MEANING: Gnome from Sasayama
PERIOD: Early Cretaceous
CONTINENT: Asia
Sasayamagnomus represents the easternmost fossil record of a ceratopsian discovered in Asia. Its discovery shed some light on how early neoceratopsians migrated from Asia to North America via the Bering land bridge during the Early Cretaceous. Like all early neoceratopsians, Sasayamagnomus was a small bipedal herbivore.
Abstract from paper: The herbivorous dinosaur clade Ceratopsia flourished in the northern hemisphere during the Late Jurassic to Late Cretaceous. Previous palaeobiogeographic studies have suggested that their initial diversification occurred in Asia, with early-branching neoceratopsians extending their geographical range to North America sometime during the Barremian to Albian. However, the specific timing and mode of their dispersal from Asia to North America remains unknown. Here we describe a new, early-branching neoceratopsian, Sasayamagnomus saegusai gen. et sp. nov., from the Albian Ohyamashimo Formation in southwestern Japan, representing the easternmost fossil record of ceratopsians in Asia. Sasayamagnomus exhibits three diagnostic features in the jugal, squamosal and coracoid, respectively, and also has a unique combination of characters in the lacrimal. Our phylogenetic analysis indicates that Sasayamagnomus forms a clade with Aquilops americanus, one of the earliest neoceratopsians from North America, followed by the sister taxon Auroraceratops rugosus from China. The present time-calibrated phylogenetic tree indicates that the immigration of neoceratopsians from Asia to North America occurred during the latest Aptian or early Albian, refining the previously suggested timeframe. This aligns with fragmentary neoceratopsian fossil records from the Lower Cretaceous of North America and the initial formation of the Bering land bridge. Furthermore, the simultaneous occurrence of global warming (which enabled the development of extensive forests in the Arctic region) and the emergence of the Bering land bridge during the Aptian–Albian, probably played a crucial role in facilitating the immigration of neoceratopsians from Asia to North America.
Sasayamagnomus is from the Cretaceous. The Cretaceous is a geological period that lasted from about 145 to 66 million years ago. It is the third and final period of the Mesozoic Era, as well as the longest. At around 79 million years, it is the longest geological period of the entire Phanerozoic. The name is derived from the Latin creta, "chalk", which is abundant in the latter half of the period.
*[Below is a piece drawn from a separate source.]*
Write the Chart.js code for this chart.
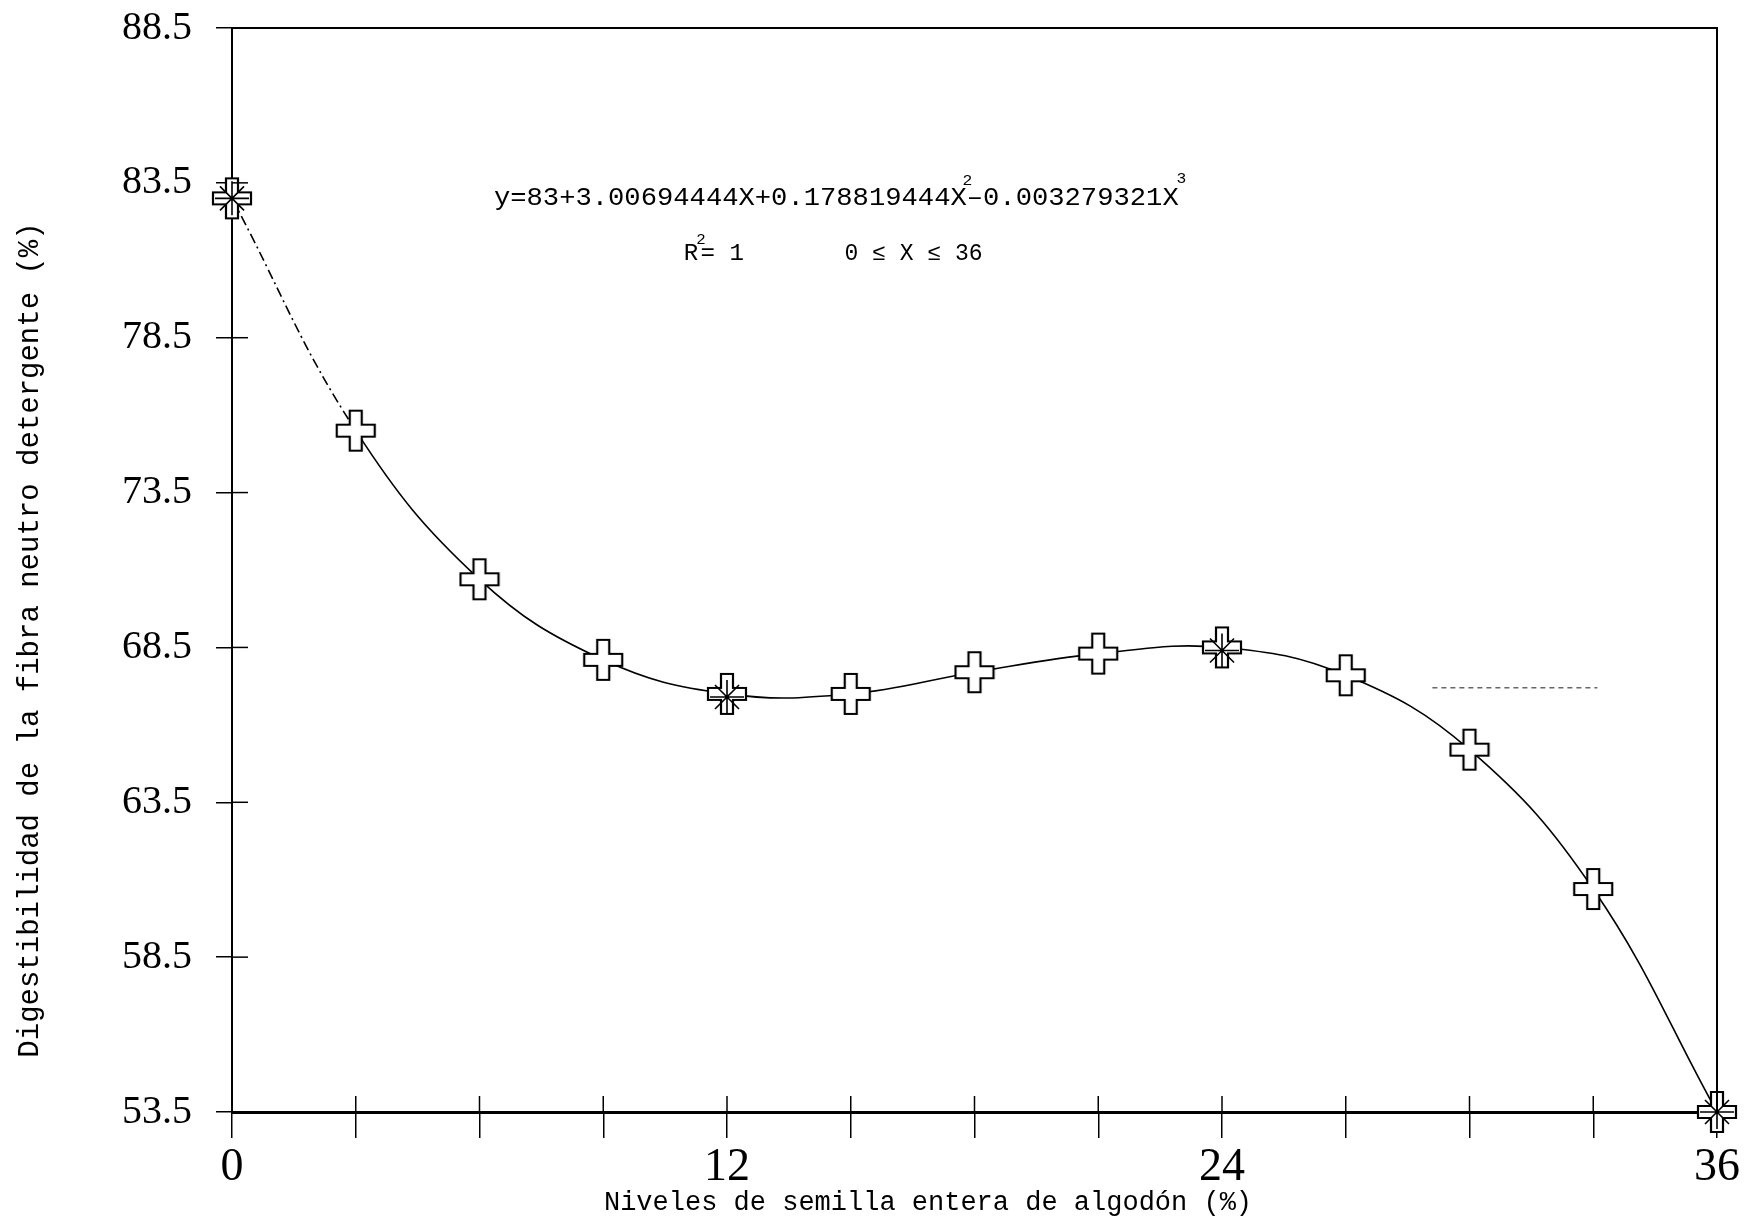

The Cretaceous was a period with a relatively warm climate, resulting in high eustatic sea levels that created numerous shallow inland seas. These oceans and seas were populated with now-extinct flora and fauna, while dinosaurs continued to dominate on land. The world was ice free, and forests extended to the poles. During this time, new groups of mammals and birds appeared. During the Early Cretaceous, flowering plants appeared and began to rapidly diversify, becoming the dominant group of plants across the Earth by the end of the Cretaceous, coincident with the decline and extinction of previously widespread gymnosperm groups.
The Cretaceous (along with the Mesozoic) ended with the Cretaceous–Paleogene extinction event, a large mass extinction in which many groups, including non-avian dinosaurs, pterosaurs, and large marine reptiles, died out. The end of the Cretaceous is defined by the abrupt Cretaceous–Paleogene boundary (K–Pg boundary), a geologic signature associated with the mass extinction that lies between the Mesozoic and Cenozoic Eras.
Sasayamagnomus is a neoceratopsian. Neoceratopsia is a group of herbivorous, beaked dinosaurs that thrived in what are now North America, Europe, and Asia. They primarily flourished during the Cretaceous Period, although ancestral forms lived earlier, in the Late Jurassic. Neoceratopsians lived until the Cretaceous–Paleogene extinction event, 66 million years ago, when they went extinct along with the other non-avian dinosaurs.
Early members of the group were small bipedal animals. Later members became very large quadrupeds and developed elaborate facial horns and frills extending over the neck. While these frills might have served to protect the vulnerable neck from predators, they may also have been used for display or thermoregulation. Neoceratopsians ranged in size from 1 meter and 23 kilograms to over 9 meters and 9,100 kilograms.